The goal of this action is to promote uniform comprehension and application of these rules throughout the financial industry.
Green bonds, the bar for "meaningfully investing in sustainable investments," and the definition pertaining to the exclusion of contentious weaponry are the three main topics covered in the recently released Q&As. By avoiding false claims and ensuring that funds appropriately represent their dedication to sustainability in their names, ESMA's effort increases investor trust.
The Q&A explains why European Green Bonds are not subject to investment limitations that often bar businesses that don't share environmental objectives. Given the impending implementation of the European Green Bonds Regulation and its precedence over industry-specific laws like the UCITS Directive and AIFMD, this exemption is essential. Fund managers are encouraged to use a "look-through" strategy for non-European green bonds in order to confirm if the financed activities meet the predetermined exclusion criteria.

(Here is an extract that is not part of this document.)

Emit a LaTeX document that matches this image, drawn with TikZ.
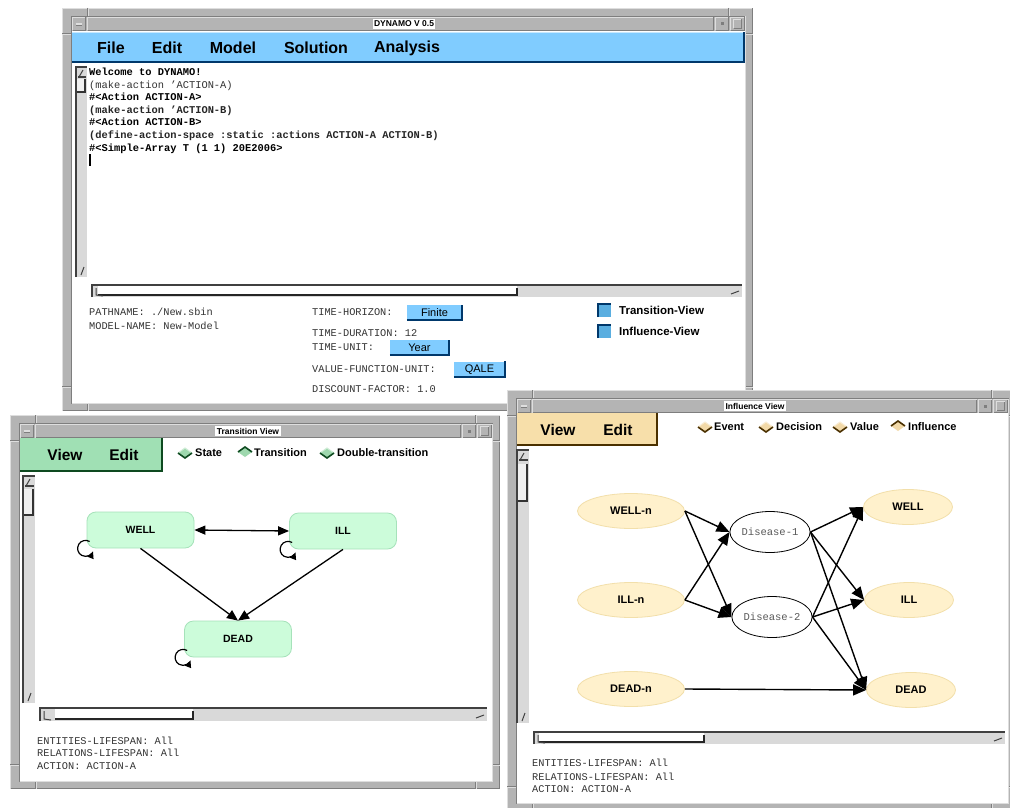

Furthermore, if sustainable assets make up less than 50% of the portfolio, funds should not claim to be "meaningfully investing in sustainable investments," according to the Q&A on sustainable investments. The purpose of this definition is to keep the phrase "sustainable investments" from being diluted and to standardize procedures across funds.
According to ESMA, the exclusion criteria for contentious weapons must be in line with the major adverse effect criterion 14 of the Sustainable Finance Disclosure Regulation (SFDR). A consistent method for identifying what qualifies as a contentious weapon in investment portfolios is ensured by this standardization.
In response to the rising demand from investors for truly sustainable investment alternatives, ESMA has issued recommendations and clarifications that are part of a larger effort to improve transparency and integrity across the ESG investing industry.